Bob's state is correlated to his particle, which is correlated to Alice's particle, which is correlated to Alice. So Bob and Alice are now correlated in exactly the same sort of way as the original particles were correlated.

And so when Alice and Bob get back together to compare notes, the version of Alice that saw $$\left|\uparrow \right>$$ can only see/interact with the version of Bob that saw $$\left|\downarrow \right>$$, and vice versa. They have both split and joined the two particles in their two 'worlds', and each only sees the Alice or Bob in the same 'world' as themselves.

"I can't really see the difference... Unless the branches existed prior to measurements happening... then Alice is just finding out which branch she was always on."

The 'branches' existed prior to the measurements happening, but Alice only split and entered the two branches when the measurement was made. She was not 'on' either branch until that point. The idea of branching universes only really makes sense when there is only a single observer in the universe. As soon as you try to deal with multiple observers, the analogy falls apart. The split is observer-specific. One observer may be split without affecting any other observers.

"So what exactly is the advantage of postulating the existence of these other branches?"

Philosophical elegance and simplicity. Superpositions already exist and are required in all consistent-with-experiment theories of quantum mechanics - all we are doing is extending the same theory unchanged to the macroscopic level. It's the same theory but without collapse, so it's simpler. It's also local, deterministic, reversible, conserves information, and realist. We don't need to explain how collapse works or what triggers it. We don't need to deal with having separate 'quantum' and 'classical' parts of the universe, operating according to different rules, and a mysterious and badly-defined boundary between them. There is the potential to explain features of quantum mechanics in terms of underlying mechanisms that would otherwise simply have to be asserted as axioms, and removes the need to explain other features (like non-determinism) entirely. It's more explanatory.

"What I mean is... from an empirical point of view... we observe a measurement... now we could have split into several branches... but we can never observe this for sure."

Correct. The 'unitary evolution' part of quantum mechanics predicts a superposition of states, almost all of which we do not and cannot see. Copenhagen says all but one of them disappears at some unspecified time during a measurement, by some unexplained mechanism. There is no way (if quantum mechanics is correct) to distinguish between them experimentally. The Scientific Method is entirely agnostic on the point.

It all comes down to how you want to wield Occam's Razor. Do you want to remove the gazillions of unobservable states as unnecessary, or the unexplained and unobservable mechanisms by which 'wavefunction collapse' invisibly deletes all the unseen entities that the simpler theory predicts, that you could never have seen anyway? Neither is 'necessary', given the alternative of the other.

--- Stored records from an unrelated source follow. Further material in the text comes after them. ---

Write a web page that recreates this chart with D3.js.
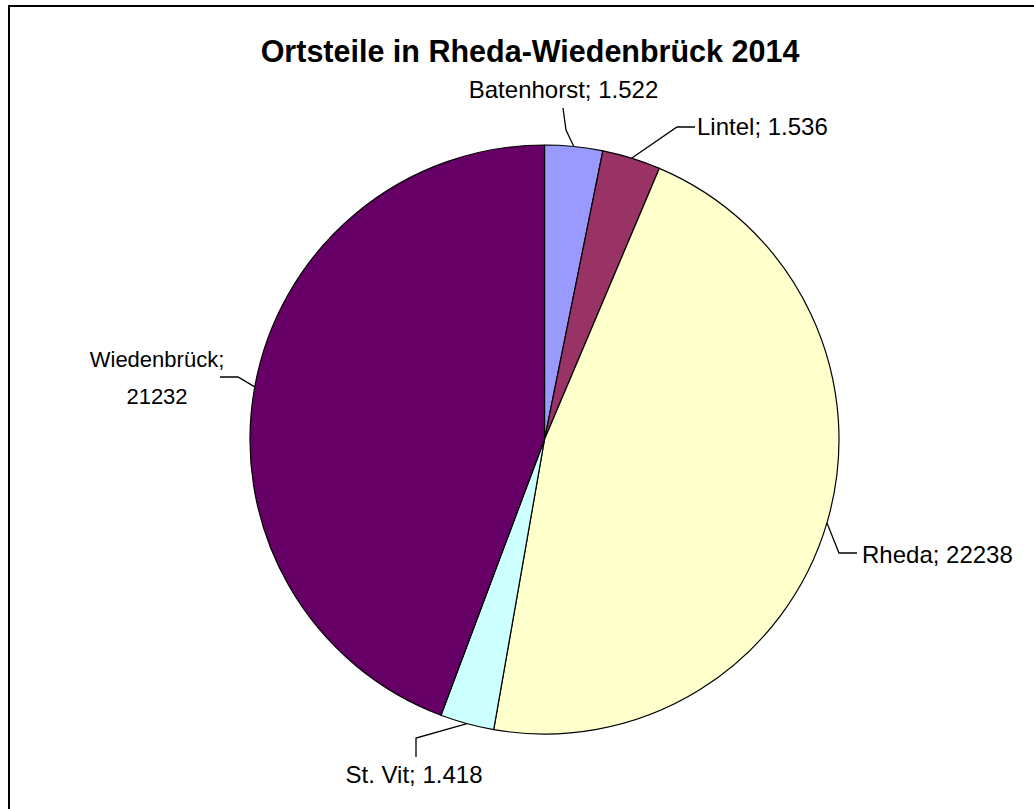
<!DOCTYPE html>
<html>
<head>
<meta charset="utf-8">
<script src="https://cdn.jsdelivr.net/npm/d3@7"></script>
<style>
  html, body { margin: 0; padding: 0; background: #fff; }
  svg { display: block; }
  text { font-family: "Liberation Sans", Arial, sans-serif; fill: #000; }
</style>
</head>
<body>
<svg id="chart" width="1034" height="809"></svg>
<script>
// ---- data ----
const title = "Ortsteile in Rheda-Wiedenbrück 2014";
const categories = ["Batenhorst", "Lintel", "Rheda", "St. Vit", "Wiedenbrück"];
const values = [1522, 1536, 22238, 1418, 21232];
const valueLabels = ["1.522", "1.536", "22238", "1.418", "21232"];
const colors = ["#9999FF", "#993366", "#FFFFCC", "#CCFFFF", "#660066"];

// ---- layout (label placement, leader elbows) ----
const W = 1034, H = 809;
const cx = 544.5, cy = 439.5, R = 294.5;
const labelLayout = [
  { elbow: [[566, 130], [563, 108]], text: [563.5, 98], anchor: "middle", lines: 1, size: 24 },
  { elbow: [[677, 127], [695, 127]], text: [697, 135], anchor: "start", lines: 1, size: 24 },
  { elbow: [[839, 553], [857, 553]], text: [862, 563], anchor: "start", lines: 1, size: 24 },
  { elbow: [[416, 738], [416, 757]], text: [414, 783], anchor: "middle", lines: 1, size: 24 },
  { elbow: [[238, 377], [220, 377]], text: [157, 367], anchor: "middle", lines: 2, size: 22 }
];

const svg = d3.select("#chart");

// frame
svg.append("rect")
  .attr("x", 9).attr("y", 6)
  .attr("width", W + 10).attr("height", H + 10)
  .attr("fill", "#fff").attr("stroke", "#000").attr("stroke-width", 2);

// title
svg.append("text")
  .attr("x", 530).attr("y", 62)
  .attr("text-anchor", "middle")
  .attr("font-weight", "bold")
  .attr("font-size", 30.5)
  .text(title);

const data = categories.map((c, i) => ({ name: c, value: values[i], label: valueLabels[i], color: colors[i], layout: labelLayout[i] }));

const pie = d3.pie().value(d => d.value).sort(null);
const arc = d3.arc().innerRadius(0).outerRadius(R);
const arcs = pie(data);

const g = svg.append("g").attr("transform", `translate(${cx},${cy})`);

g.selectAll("path.slice")
  .data(arcs)
  .join("path")
  .attr("class", "slice")
  .attr("d", arc)
  .attr("fill", d => d.data.color)
  .attr("stroke", "#000")
  .attr("stroke-width", 1.2)
  .attr("stroke-linejoin", "round");

// leader lines and labels
const line = d3.line();
arcs.forEach(a => {
  const mid = (a.startAngle + a.endAngle) / 2;
  const p0 = [cx + R * Math.sin(mid), cy - R * Math.cos(mid)];
  const pts = [p0, ...a.data.layout.elbow];
  svg.append("path")
    .attr("d", line(pts))
    .attr("fill", "none")
    .attr("stroke", "#000")
    .attr("stroke-width", 1.3);

  const L = a.data.layout;
  const t = svg.append("text")
    .attr("x", L.text[0]).attr("y", L.text[1])
    .attr("text-anchor", L.anchor)
    .attr("font-size", L.size);
  if (L.lines === 1) {
    t.text(`${a.data.name}; ${a.data.label}`);
  } else {
    t.append("tspan").attr("x", L.text[0]).attr("dy", 0).text(`${a.data.name};`);
    t.append("tspan").attr("x", L.text[0]).attr("dy", 37).text(a.data.label);
  }
});
</script>
</body>
</html>
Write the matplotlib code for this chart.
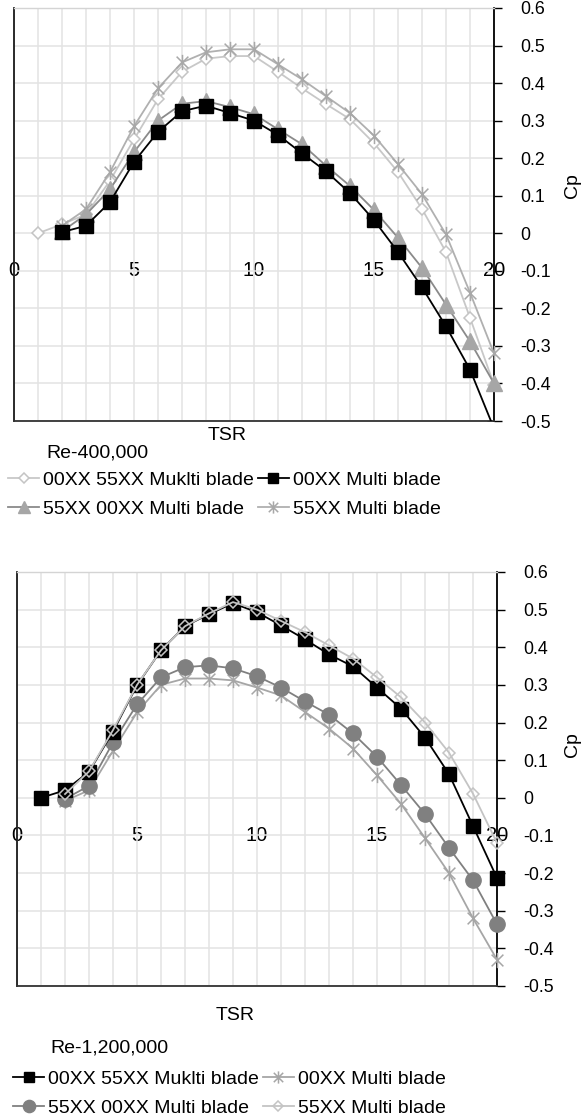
import matplotlib
matplotlib.use("Agg")
import matplotlib.pyplot as plt
from matplotlib.path import Path

plt.rcParams['font.family'] = ['Liberation Sans', 'DejaVu Sans']

# ---------------- data ----------------
tsr_1_20 = list(range(1, 21))
tsr_2_20 = list(range(2, 21))
x_ticks = [0, 5, 10, 15, 20]
y_ticks = [0.6, 0.5, 0.4, 0.3, 0.2, 0.1, 0, -0.1, -0.2, -0.3, -0.4, -0.5]
y_tick_labels = ["0.6", "0.5", "0.4", "0.3", "0.2", "0.1", "0", "-0.1", "-0.2", "-0.3", "-0.4", "-0.5"]

# Re-400,000
top_title = "Re-400,000"
top_00_55 = [0.0, 0.024, 0.05, 0.14, 0.25, 0.357, 0.43, 0.465, 0.472, 0.472, 0.43, 0.386,
             0.344, 0.304, 0.24, 0.163, 0.065, -0.05, -0.225, -0.403]          # x 1..20
top_00 = [0.003, 0.02, 0.083, 0.19, 0.27, 0.325, 0.34, 0.32, 0.30, 0.262, 0.213,
          0.165, 0.107, 0.035, -0.05, -0.144, -0.248, -0.363, -0.52]            # x 2..20
top_55_00 = [0.005, 0.05, 0.117, 0.216, 0.30, 0.345, 0.352, 0.336, 0.317, 0.277, 0.237,
             0.18, 0.126, 0.062, -0.012, -0.092, -0.19, -0.288, -0.4]           # x 2..20
top_55 = [0.02, 0.064, 0.163, 0.285, 0.386, 0.455, 0.482, 0.49, 0.49, 0.45, 0.41,
          0.365, 0.32, 0.26, 0.184, 0.104, -0.003, -0.158, -0.32]               # x 2..20

# Re-1,200,000
bot_title = "Re-1,200,000"
bot_00_55 = [0.0, 0.02, 0.069, 0.176, 0.299, 0.392, 0.456, 0.488, 0.517, 0.493, 0.458,
             0.421, 0.381, 0.349, 0.293, 0.237, 0.16, 0.063, -0.075, -0.213]    # x 1..20
bot_00 = [-0.008, 0.02, 0.125, 0.227, 0.30, 0.317, 0.317, 0.312, 0.293, 0.272, 0.228,
          0.184, 0.131, 0.06, -0.016, -0.107, -0.2, -0.32, -0.43]               # x 2..20
bot_55_00 = [-0.003, 0.032, 0.147, 0.248, 0.32, 0.347, 0.352, 0.344, 0.323, 0.293, 0.256,
             0.221, 0.171, 0.109, 0.034, -0.043, -0.133, -0.219, -0.336]        # x 2..20
bot_55 = [0.01, 0.07, 0.18, 0.30, 0.392, 0.456, 0.49, 0.52, 0.50, 0.47, 0.44,
          0.405, 0.37, 0.32, 0.267, 0.2, 0.12, 0.011, -0.12]                    # x 2..20

lab_00_55 = "00XX 55XX Muklti blade"
lab_00 = "00XX Multi blade"
lab_55_00 = "55XX 00XX Multi blade"
lab_55 = "55XX Multi blade"

# ---------------- styles ----------------
star = Path([(-1, -1), (1, 1), (-1, 1), (1, -1), (0, -1.3), (0, 1.3)],
            [Path.MOVETO, Path.LINETO, Path.MOVETO, Path.LINETO, Path.MOVETO, Path.LINETO])

W, H = 582, 1120
fig = plt.figure(figsize=(W / 100, H / 100), dpi=100)

FS = 14
XFS = 14.5
YFS = 12.8


def make_axes(left_px, top_px, bottom_px):
    ax = fig.add_axes([left_px / W, 1 - bottom_px / H, 480 / W, (bottom_px - top_px) / H])
    ax.set_xlim(0, 20)
    ax.set_ylim(-0.5, 0.6)
    ax.set_xticks(range(0, 21))
    ax.set_yticks(y_ticks)
    ax.grid(True, color='#e3e3e3', lw=1.1)
    ax.set_axisbelow(True)
    ax.tick_params(axis='x', which='both', length=0, labelbottom=False)
    ax.yaxis.tick_right()
    ax.set_yticklabels(y_tick_labels)
    ax.tick_params(axis='y', direction='out', length=6, width=1, color='#000000',
                   pad=12.8, labelsize=YFS, left=False, right=True)
    ax.spines['top'].set_color('#d4d4d4')
    ax.spines['right'].set_color('#000000')
    ax.spines['left'].set_color('#1a1a1a')
    ax.spines['bottom'].set_color('#333333')
    for s in ax.spines.values():
        s.set_linewidth(1.3)
    ax.spines['top'].set_linewidth(1.0)
    sec = ax.secondary_xaxis(0, transform=ax.transData)
    sec.set_xticks(x_ticks)
    sec.set_xticklabels([str(v) for v in x_ticks])
    sec.tick_params(length=0, pad=20, labelsize=XFS)
    sec.spines['bottom'].set_visible(False)
    return ax


# ---------------- top chart ----------------
ax1 = make_axes(14, 8, 421)
h_d = ax1.plot(tsr_1_20, top_00_55, color='#c8c8c8', lw=1.3, marker='D', ms=6.6,
               mfc='white', mec='#c4c4c4', mew=1.1, zorder=3, clip_on=False)[0]
h_st = ax1.plot(tsr_2_20, top_55, color='#b0b0b0', lw=1.3, marker=star, ms=11,
                mfc='none', mec='#a8a8a8', mew=1.1, zorder=4, clip_on=False)[0]
h_t = ax1.plot(tsr_2_20, top_55_00, color='#8a8a8a', lw=1.3, marker='^', ms=11.5,
               mfc='#a6a6a6', mec='#a6a6a6', zorder=5, clip_on=False)[0]
h_s = ax1.plot(tsr_2_20, top_00, color='#000000', lw=1.3, marker='s', ms=9.4,
               mfc='#000000', mec='#000000', zorder=6, clip_on=True)[0]

fig.text(227 / W, 1 - 435 / H, "TSR", ha='center', va='center', fontsize=FS)
fig.text(573 / W, 1 - 186 / H, "Cp", ha='center', va='center', rotation=90, fontsize=FS)
fig.text(46 / W, 1 - 453 / H, top_title, ha='left', va='center', fontsize=FS)

leg_kw = dict(ncol=2, frameon=False, fontsize=FS, handlelength=1.6, handletextpad=0.2,
              columnspacing=0.2, labelspacing=0.6, borderpad=0, borderaxespad=0,
              loc='upper left', numpoints=1, markerscale=0.8)
fig.legend([h_d, h_t, h_s, h_st], [lab_00_55, lab_55_00, lab_00, lab_55],
           bbox_to_anchor=(8 / W, 1 - 471 / H), **leg_kw)

# ---------------- bottom chart ----------------
ax2 = make_axes(17, 572, 986)
g_st = ax2.plot(tsr_2_20, bot_00, color='#a6a6a6', lw=1.3, marker=star, ms=11,
                mfc='none', mec='#a6a6a6', mew=1.1, zorder=3, clip_on=False)[0]
g_c = ax2.plot(tsr_2_20, bot_55_00, color='#808080', lw=1.3, marker='o', ms=11,
               mfc='#808080', mec='#808080', zorder=4, clip_on=False)[0]
g_s = ax2.plot(tsr_1_20, bot_00_55, color='#000000', lw=1.3, marker='s', ms=9.4,
               mfc='#000000', mec='#000000', zorder=5, clip_on=False)[0]
g_d = ax2.plot(tsr_2_20, bot_55, color='#c4c4c4', lw=1.3, marker='D', ms=6.6,
               mfc='none', mec='#c4c4c4', mew=1.1, zorder=6, clip_on=False)[0]

fig.text(235 / W, 1 - 1015 / H, "TSR", ha='center', va='center', fontsize=FS)
fig.text(573 / W, 1 - 745 / H, "Cp", ha='center', va='center', rotation=90, fontsize=FS)
fig.text(50 / W, 1 - 1048 / H, bot_title, ha='left', va='center', fontsize=FS)

fig.legend([g_s, g_c, g_st, g_d], [lab_00_55, lab_55_00, lab_00, lab_55],
           bbox_to_anchor=(13 / W, 1 - 1070 / H), **leg_kw)

fig.savefig("out.png", dpi=100)
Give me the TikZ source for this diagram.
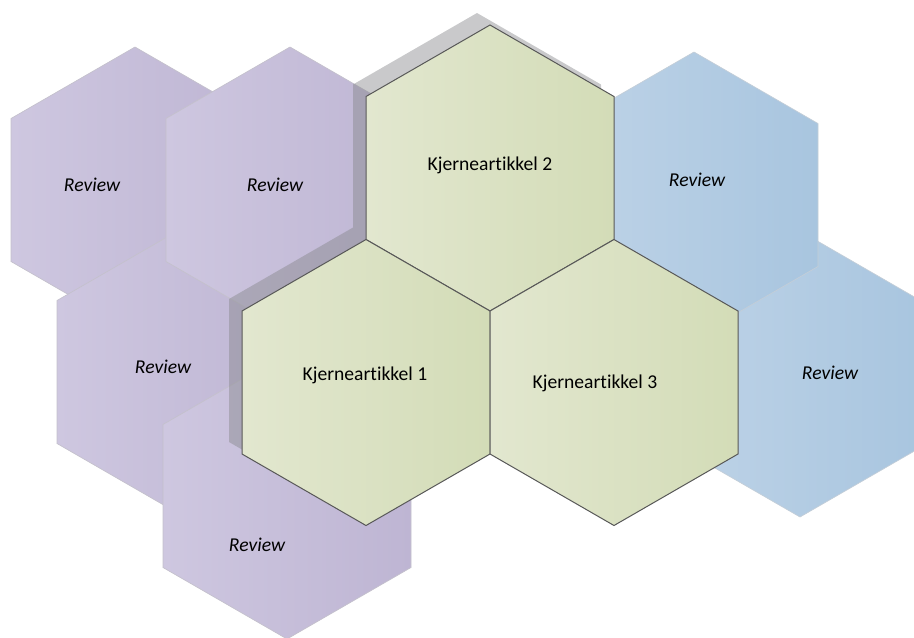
\documentclass[tikz,border=0pt]{standalone}
\usepackage{fontspec}
\setmainfont{Carlito}[Ligatures=NoCommon]

\definecolor{revleft}{RGB}{206,199,224}
\definecolor{revright}{RGB}{190,181,211}
\definecolor{revedge}{RGB}{196,193,204}
\definecolor{blueleft}{RGB}{190,211,231}
\definecolor{blueright}{RGB}{168,197,223}
\definecolor{blueedge}{RGB}{196,206,216}
\definecolor{coreleft}{RGB}{226,231,207}
\definecolor{coreright}{RGB}{211,220,183}
\definecolor{coreedge}{RGB}{88,88,88}

\tikzset{every picture/.style={line width=0.75pt}}
\tikzset{
  revhex/.style={left color=revleft,right color=revright,draw=revedge,line width=0.5pt},
  bluehex/.style={left color=blueleft,right color=blueright,draw=blueedge,line width=0.5pt},
  corehex/.style={left color=coreleft,right color=coreright,draw=coreedge,line width=0.75pt},
  hexshadow/.style={fill={rgb,255:red,132;green,133;blue,136},fill opacity=0.44},
  revtext/.style={inner sep=0.75pt,font=\fontsize{14.7}{17.6}\selectfont\itshape},
  coretext/.style={inner sep=0.75pt,font=\fontsize{14.7}{17.6}\selectfont}
}

\begin{document}
\begin{tikzpicture}[x=0.75pt,y=0.75pt,yscale=-1,xscale=1]
\useasboundingbox (0,0) rectangle (914,637);

%Shape: Hexagon [review, far left]
\draw[revhex] (135,47) -- (259,118.5) -- (259,261.5) -- (135,333) -- (11,261.5) -- (11,118.5) -- cycle ;
%Shape: Hexagon [review, middle left]
\draw[revhex] (181,229) -- (305,300.5) -- (305,443.5) -- (181,515) -- (57,443.5) -- (57,300.5) -- cycle ;
%Shape: Hexagon [review, upper left]
\draw[revhex] (290,47) -- (414,118.5) -- (414,261.5) -- (290,333) -- (166,261.5) -- (166,118.5) -- cycle ;
%Shape: Hexagon [review, bottom]
\draw[revhex] (287,353) -- (411,424.5) -- (411,567.5) -- (287,639) -- (163,567.5) -- (163,424.5) -- cycle ;
%Shape: Hexagon [review, lower right]
\draw[bluehex] (800,231) -- (924,302.5) -- (924,445.5) -- (800,517) -- (676,445.5) -- (676,302.5) -- cycle ;
%Shape: Hexagon [review, upper right]
\draw[bluehex] (694,52) -- (818,123.5) -- (818,266.5) -- (694,338) -- (570,266.5) -- (570,123.5) -- cycle ;

%Shadow of the core hexagons
\fill[hexshadow] (477,13) -- (601,84.5) -- (601,227.5) -- (477,299) -- (353,227.5) -- (353,84.5) -- cycle
  (353,227.5) -- (477,299) -- (477,442) -- (353,513.5) -- (229,442) -- (229,299) -- cycle ;

%Shape: Hexagon [core 2]
\draw[corehex] (490,25) -- (614,96.5) -- (614,239.5) -- (490,311) -- (366,239.5) -- (366,96.5) -- cycle ;
%Shape: Hexagon [core 1]
\draw[corehex] (366,239.5) -- (490,311) -- (490,454) -- (366,525.5) -- (242,454) -- (242,311) -- cycle ;
%Shape: Hexagon [core 3]
\draw[corehex] (614,239.5) -- (738,311) -- (738,454) -- (614,525.5) -- (490,454) -- (490,311) -- cycle ;

% Text Node
\node (core2) at (490,165) [coretext] {Kjerneartikkel 2};
% Text Node
\node (core1) at (365,375) [coretext] {Kjerneartikkel 1};
% Text Node
\node (core3) at (595,383) [coretext] {Kjerneartikkel 3};
% Text Node
\node (rev1) at (92,185) [revtext] {Review};
% Text Node
\node (rev2) at (275,185) [revtext] {Review};
% Text Node
\node (rev3) at (163,367) [revtext] {Review};
% Text Node
\node (rev5) at (257,545) [revtext] {Review};
% Text Node
\node (rev6) at (697,180) [revtext] {Review};
% Text Node
\node (rev7) at (830,373) [revtext] {Review};

\end{tikzpicture}
\end{document}
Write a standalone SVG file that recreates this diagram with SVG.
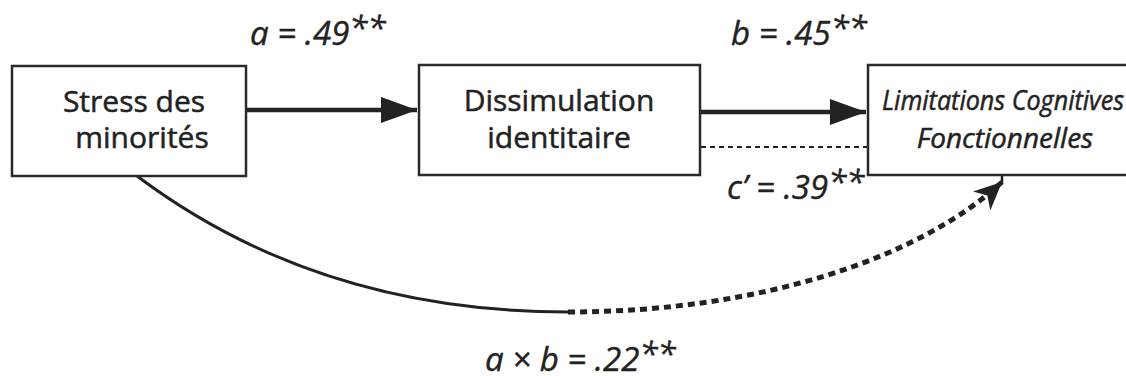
<svg xmlns="http://www.w3.org/2000/svg" width="1126" height="376" viewBox="0 0 1126 376">
  <style>
    .box { fill: #ffffff; stroke: #2a2a2a; stroke-width: 2.5; }
    .node { font-family: "Open Sans", "Noto Sans", sans-serif; font-size: 30px; fill: #222222; stroke: #222222; stroke-width: 0.5; text-anchor: middle; }
    .nodeit { font-family: "Open Sans", "Noto Sans", sans-serif; font-size: 28px; font-style: italic; fill: #222222; stroke: #222222; stroke-width: 0.5; text-anchor: middle; }
    .lbl { font-family: "Open Sans", "Noto Sans", sans-serif; font-size: 33px; font-style: italic; fill: #222222; stroke: #222222; stroke-width: 0.4; }
    .thick { stroke: #222222; stroke-width: 4.5; fill: none; }
    .thin-dash { stroke: #222222; stroke-width: 2; stroke-dasharray: 5 4; fill: none; }
    .curve { stroke: #222222; stroke-width: 3; fill: none; }
    .curve-dash { stroke: #222222; stroke-width: 5; stroke-dasharray: 7 5; fill: none; }
  </style>
  <defs>
    <marker id="head" markerUnits="userSpaceOnUse" markerWidth="40" markerHeight="30" refX="36" refY="13" orient="auto">
      <path d="M0,0 L36,13 L0,26 Z" fill="#222222"/>
    </marker>
    <marker id="head2" markerUnits="userSpaceOnUse" markerWidth="32" markerHeight="28" refX="28" refY="13" orient="auto">
      <path d="M0,0 L28,13 L0,26 L8,13 Z" fill="#222222"/>
    </marker>
  </defs>
  <rect width="1126" height="376" fill="#ffffff"/>

  <g id="connectors">
    <line class="thick" x1="246" y1="110" x2="417" y2="110" marker-end="url(#head)"/>
    <line class="thick" x1="700" y1="112" x2="866" y2="112" marker-end="url(#head)"/>
    <line class="thin-dash" x1="701" y1="147" x2="867" y2="147"/>
    <path class="curve" d="M137,176 Q318,312 568,312"/>
    <path class="curve-dash" d="M568,312 C760,312 920,258 1002,182" marker-end="url(#head2)"/>
    <path d="M1002,175 L1002,183" stroke="#222222" stroke-width="2.5"/>
  </g>

  <g id="node-stress">
    <rect class="box" x="12" y="66" width="234" height="110"/>
    <text class="node" x="134" y="112">Stress des</text>
    <text class="node" x="142" y="148">minorités</text>
  </g>
  <g id="node-dissimulation">
    <rect class="box" x="419" y="65" width="281" height="110"/>
    <text class="node" x="559" y="111">Dissimulation</text>
    <text class="node" x="559" y="148">identitaire</text>
  </g>
  <g id="node-limitations">
    <rect class="box" x="868" y="65" width="280" height="110"/>
    <text class="nodeit" x="1003" y="110" textLength="242" lengthAdjust="spacingAndGlyphs">Limitations Cognitives</text>
    <text class="nodeit" x="1005" y="148">Fonctionnelles</text>
  </g>

  <g id="labels">
    <text class="lbl" x="250" y="45">a = .49<tspan dy="-5">**</tspan></text>
    <text class="lbl" x="731" y="45">b = .45<tspan dy="-5">**</tspan></text>
    <text class="lbl" x="727" y="199">c’ = .39<tspan dy="-5">**</tspan></text>
    <text class="lbl" x="485" y="371">a × b = .22<tspan dy="-5">**</tspan></text>
  </g>
</svg>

• "We don't need to explain how collapse works or what triggers it." But how do you explain any measurement then? You have this wavefunction with all the possibilities... this is reality itself... what within the wavefunction explains why when a measurement is done by an experimenter, he measures just one outcome? Why does an observer see himself/herself as a single body when the reality is this wavefunction which encompasses all possibilities? I don't understand when you say you don't need to explain how collapse works... there has to be some explanation by which distinct measurements happen. Nov 5, 2022 at 17:17
• The mechanism by which only one outcome is seen is a separate question, but see physics.stackexchange.com/q/731652 (which was already linked in the answer above) for a very rough outline of how we think it works. Or read Everett's thesis (also linked). Nov 5, 2022 at 17:24
• Then isn't many worlds exactly the same as relational interpretation? The observer sees one outcome from their own frame, but is in a superposition in a different frame. Nov 5, 2022 at 17:36
• Yes. I believe Everett's name for it was the "Relative State Formulation of Quantum Mechanics". I think modern relational interpretations are a bit different to Everett in their details, but they share much of the same spirit. Nov 5, 2022 at 17:41
• Then I see some extreme misunderstanding of many worlds, in even physicists' description of it. The world branching makes it sound like a hidden variable theory. The wiki article of Bohmian mechanics also claims similarities with Many worlds Nov 5, 2022 at 17:52

The many worlds interpretation (MWI) involves working out the implications of quantum mechanics and taking what it says seriously as a description of reality. One of the implications of quantum mechanics, according to the MWI, is that each system exists in multiple versions. When a system $$S_1$$ measures another system $$S_2$$, information about $$S_2$$ is present in $$S_1$$ and may spread to other systems that interact with $$S_1$$. When information from $$S_2$$ is copied into multiple other systems, the different results of that measurement can no longer undergo quantum interference. As a result, the different versions of that system that arise as a result of that measurement act independently of one another, as do all the records of those different versions. So as information spreads locally the different versions of all the systems that receive the information about $$S_2$$ are sorted into layers and each of those layers acts approximately like the universe as described by classical physics: a collection of parallel universes. See

https://arxiv.org/abs/quant-ph/0104033

https://arxiv.org/abs/0707.2832

I said that the world acts approximately like a collection of parallel universes, but that approximation isn't perfect because "classical" systems can carry quantum information and they do in experiments such as the EPR experiment and other experiments that are often wrongly described as evidence for non-locality:

https://arxiv.org/abs/quant-ph/9906007

https://arxiv.org/abs/1109.6223

The Copenhagen interpretation (CI) involves using quantum mechanical equations of motion while ignoring the implications of those equations for how the world actually works. As such, the CI doesn't say anything about whether the laws of physics are local, or about anything else. The MWI by contrast implies that the laws of physics are local if the relevant quantum mechanical equations of motion are local, and they are.